TASK TO COMPLETE> Give back exactly the lines from the beginning of the listing below to the line holding "import * as", both ends included; the pictures stay out.

┏━━

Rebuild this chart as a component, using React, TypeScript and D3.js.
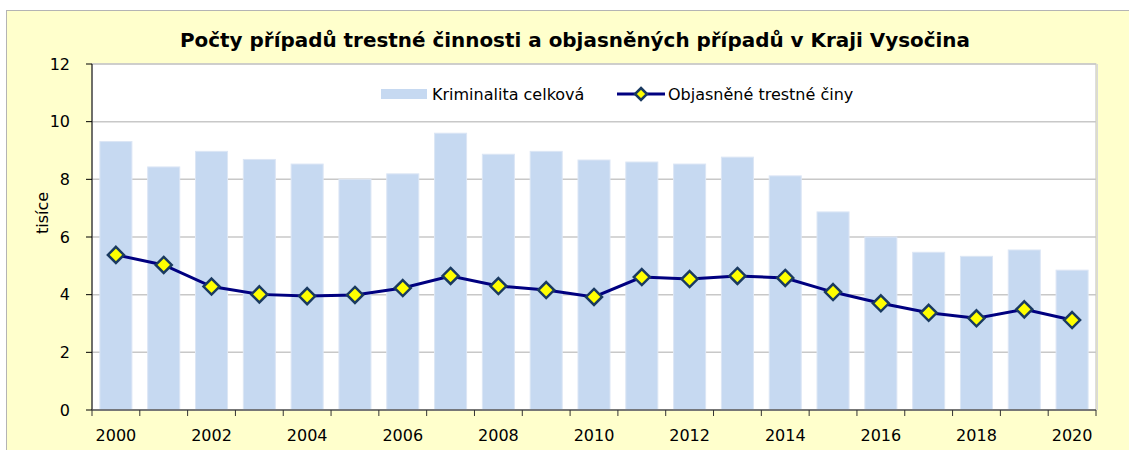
import React from "react";
import * as d3 from "d3";

const years = d3.range(2000, 2021).map(String);
const total = [9.31, 8.43, 8.97, 8.69, 8.53, 8.0, 8.19, 9.6, 8.87, 8.97, 8.67, 8.6, 8.53, 8.77, 8.12, 6.87, 6.0, 5.47, 5.33, 5.55, 4.85];
const solved = [5.38, 5.03, 4.28, 4.01, 3.95, 3.99, 4.23, 4.65, 4.3, 4.16, 3.92, 4.61, 4.54, 4.65, 4.58, 4.09, 3.7, 3.37, 3.18, 3.49, 3.12];
const yTicks = [0, 2, 4, 6, 8, 10, 12];
const xLabels = years.filter((d, i) => i % 2 === 0);

const font = "Tahoma, 'DejaVu Sans', sans-serif";

export default function App() {
  const w = 1129, h = 450;
  const margin = { top: 64, right: 33, bottom: 40, left: 92 };
  const x0 = margin.left, x1 = w - margin.right;
  const y0 = h - margin.bottom, y1 = margin.top;

  const xScale = d3.scaleBand().domain(years).range([x0, x1]);
  const yScale = d3.scaleLinear().domain([0, 12]).range([y0, y1]);
  const step = xScale.step();
  const barW = step * 0.67;
  const cx = (d: string) => (xScale(d) as number) + step / 2;

  const line = d3.line<number>()
    .x((d, i) => cx(years[i]))
    .y(d => yScale(d));

  const diamond = (x: number, y: number, r: number) =>
    `M${x},${y - r}L${x + r},${y}L${x},${y + r}L${x - r},${y}Z`;

  return (
    <svg width={w} height={h} style={{ position: "absolute", left: 0, top: 0 }} fontFamily={font}>
      <rect x={6.5} y={10.5} width={1130} height={450} fill="#FFFFCC" stroke="#B4B4B4" />
      <rect x={x0} y={y1} width={x1 - x0} height={y0 - y1} fill="#fff" stroke="#BDBDBD" />
      <line x1={x1 + 1.5} x2={x1 + 1.5} y1={y1} y2={y0} stroke="#DADADA" />

      {yTicks.filter(t => t > 0).map(t => (
        <line key={t} x1={x0} x2={x1} y1={yScale(t)} y2={yScale(t)} stroke="#C8C8C8" strokeWidth={1.5} />
      ))}

      {years.map((d, i) => (
        <rect key={d} x={cx(d) - barW / 2} y={yScale(total[i])} width={barW}
          height={y0 - yScale(total[i])} fill="#C6D9F1" stroke="#DCE6F5" strokeWidth={1} />
      ))}

      <path d={line(solved) || ""} fill="none" stroke="#000080" strokeWidth={3} />
      {solved.map((v, i) => (
        <path key={i} d={diamond(cx(years[i]), yScale(v), 8)} fill="#FFFF00" stroke="#1A3A60" strokeWidth={2.5} />
      ))}

      {/* axes */}
      <line x1={x0} x2={x0} y1={y1} y2={y0} stroke="#000" />
      <line x1={x0} x2={x1} y1={y0} y2={y0} stroke="#555" strokeWidth={1.5} />
      {yTicks.map(t => (
        <g key={t}>
          <line x1={x0 - 6} x2={x0} y1={yScale(t)} y2={yScale(t)} stroke="#000" />
          <text x={70} y={yScale(t)} dy="0.35em" textAnchor="end" fontSize={16}>{t}</text>
        </g>
      ))}
      {years.concat(["end"]).map((d, i) => (
        <line key={d} x1={x0 + i * step} x2={x0 + i * step} y1={y0} y2={y0 + 6} stroke="#333" />
      ))}
      {xLabels.map(d => (
        <text key={d} x={cx(d)} y={y0 + 25} dy="0.35em" textAnchor="middle" fontSize={16}>{d}</text>
      ))}

      <text transform={`translate(42,${213}) rotate(-90)`} textAnchor="middle" dy="0.35em" fontSize={16}>tisíce</text>

      <text x={575} y={40} textAnchor="middle" dy="0.35em" fontSize={20} fontWeight="bold"
        textLength={790} lengthAdjust="spacingAndGlyphs">
        Počty případů trestné činnosti a objasněných případů v Kraji Vysočina
      </text>

      {/* legend */}
      <rect x={381} y={89} width={46} height={10} fill="#C6D9F1" />
      <text x={432} y={94} dy="0.35em" fontSize={16}>Kriminalita celková</text>
      <line x1={617} x2={665} y1={94} y2={94} stroke="#000080" strokeWidth={3} />
      <path d={diamond(641, 94, 6)} fill="#FFFF00" stroke="#1A3A60" strokeWidth={2.5} />
      <text x={668} y={94} dy="0.35em" fontSize={16}>Objasněné trestné činy</text>
    </svg>
  );
}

┗━━

RESPONSE TO THIS EXERCISE>
Rebuild this chart as a component, using React, TypeScript and D3.js.
import React from "react";
import * as d3 from "d3";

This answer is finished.